Avocado fries are very interesting tasting :the outside is crispy and inside really buttery and soft.  Unfortunately I did not make a dip, and did not season it properly.  But I can imagine  they will taste lot better with a dip and a little bit of salt and pepper with the coating.

This is a good appetizer, and it is quite easy to make.  You can bake it while sipping wine with your guests and serve them hot.  We had some left over last night, so for lunch I toasted them slightly in the oven and cut them in bite sizes, toss them in a salad of mix greens, chopped bacon bits and pine nuts…..woo woo, a lovely lunch.

Here is the recipe from Food Buzz, happy cooking !

1/4 cup flour
1 tsp kosher salt
2 large eggs, beaten
1 1/4 cups panko (Japanese bread crumbs)
2 firm-ripe medium avocados, pitted, peeled, and sliced into 1/2-in. wedges

Grated parmesan for serving (optional)

Preheat oven to 450.

Coat avocado slices in the four, then egg, then panko.

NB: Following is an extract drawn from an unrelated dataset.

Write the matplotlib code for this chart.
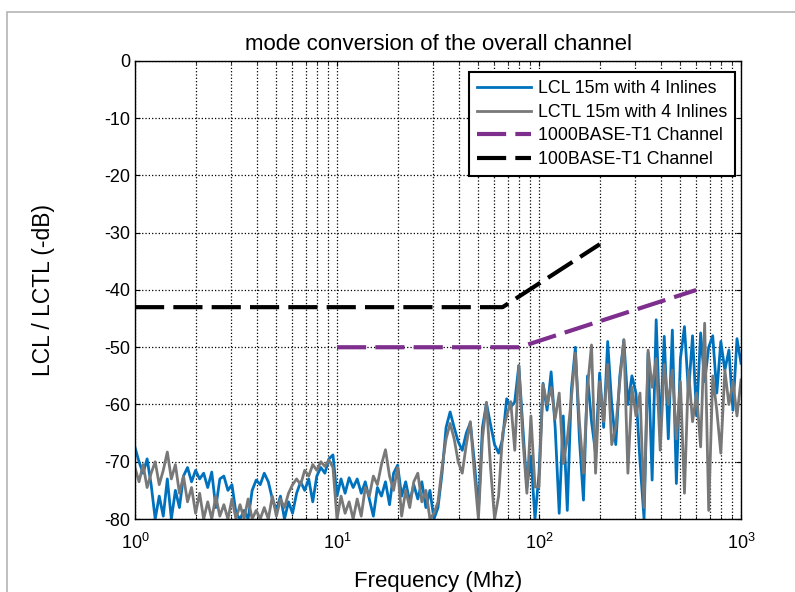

Spread on a cooling rack that has been sprayed with non-stick spray, then place on a cookie sheet.  Spray the top of the wedges with olive oil and sprinkle with salt, then bake for about 20 minutes at 450, or until they are golden brown (I turned my oven up to 500 for the last 5 minutes).

roasted mushrooms and aspargus


I found this picture on my camera which I have forgotten.  I cannot remember when I made this dish but I do recall how much I enjoyed it.

The dish called for cheese, which I had skipped because there was none in the fridge.  But even without this ingredient, the dish tasted very good. 

I have been looking for interesting “meatless’ recipes, and this one really satisfied me.

Here is the recipe from the Talking Kitchen

Prep Time: 5 minutes

Cook Time: 15 – 20 minutes

Ingredients (2-4 servings)

  • 2 large portabella mushroom tops, sliced about 1/2 inch thick
  • 2 shallots, minced
  • 2 garlic cloves, minced
  • 1 lb. asparagus spears, halved
  • 2 tsp grapeseed oil
  • 1/2 tsp sea salt
  • freshly ground black pepper
  • cheese shavings (Toscano black pepper, Pecorino, Parmesan, etc.)


Preheat the oven to 400 degrees F and prep a baking sheet with parchment paper.

In a food processor, mince the garlic and shallot. Set aside.

Slice the mushrooms, place in a medium bowl. Cut the bottom inch off the asparagus at a diagonal (save, freeze and add to a soup later,) cut the spears in half at a diagonal. Set aside.

Toss the mushrooms with 1 tsp oil, garlic/shallot mixture and 1/4 tsp salt.

Place mushrooms on lined baking sheet, add pepper and bake for 15 minutes on the middle rack.

Meanwhile heat the other tsp of oil over medium-low heat in a medium skillet and add the asparagus, remaining 1/4 tsp sea salt and black pepper. Saute for 4-6 minutes until tender.

Serve layered, asparagus, roasted mushrooms, cheese shavings. Enjoy with wine, crackers and more cheese.



I never heard of kale chips until Emily told me about it.  I was quite excited about learning something “new”, only to find out from my in-house-foodie that kale chips have been around for a while (???) It just goes to show how out dated I am.

Apparently kale chips are all over the blogosphere these days, and in order to catch up with the times I decided the other night to give it a try.  A new recipe is all I need to brighten up my already very dreary and weary week. 

Kale is on sale this week at our local grocery, I guess it must be very popular because by the time I got there, they were all out.  The nice man from the produce department went to the back to see if they have some stashed in storage or if they are going to get some more.  The answer unfortunately was negative.  I told him that I really wanted to try making kale chips, and I would only need about two bunches of it, and since I noticed that there were a handful scattered around in the bin, I wonder if he would give them to me at a discount price.  The lesson I learned then is never to be afraid to ask, because he just said, ” I will give them to you free !”  I think that alone made my day!

It turned out the bag full  of loose kale leaves I got  were more than I needed.  There were some wilted ones, but I managed to get 8 full cups of healthy kale leaves.  I can totally see why some people are addicted to these kale chips, they do taste really good even though I had overcooked them.  ( I tried to make them crispy) Even my food critic said so. 

I am keeping this recipe even though I need to find ways to make it crisper, this is a healthier snacks, and a good way to get the kids to eat their vegetables.  My next attempt is to get them a little more crispy than my first try.  Any ways, I had fun making it, even the dog liked the scraps I accidentally dropped on the floor.  ( Mind you, he will eat anything except lettuce and orange peels)

So here is the recipe I used, from the hungry artist:

Peanut Butter and Miso Glazed Kale Chips

1 tablespoon peanut butter

1 teaspoon miso paste

1 teaspoon soy sauce

1 teaspoon mirin (or rice wine vinegar if you don’t have it)

1 teaspoon sugar

2 teaspoons water

8 cups of kale leaves torn into chip size pieces

non-stick spray

1.  Preheat oven to 200 degrees and line a baking sheet with parchment or foil.  Set aside.

2.  In a large bowl whisk together peanut butter, miso paste, soy sauce, mirin, and sugar with a whisk.  Add water and whisk until smooth.

3.  Throw in kale leaves and coat and massage with clean hands to get the sauce on all of the leaves.  Spread leaves in one layer on lined baking sheet.

4.  Bake for one hour.  Halfway through baking, stir the leaves and turn over.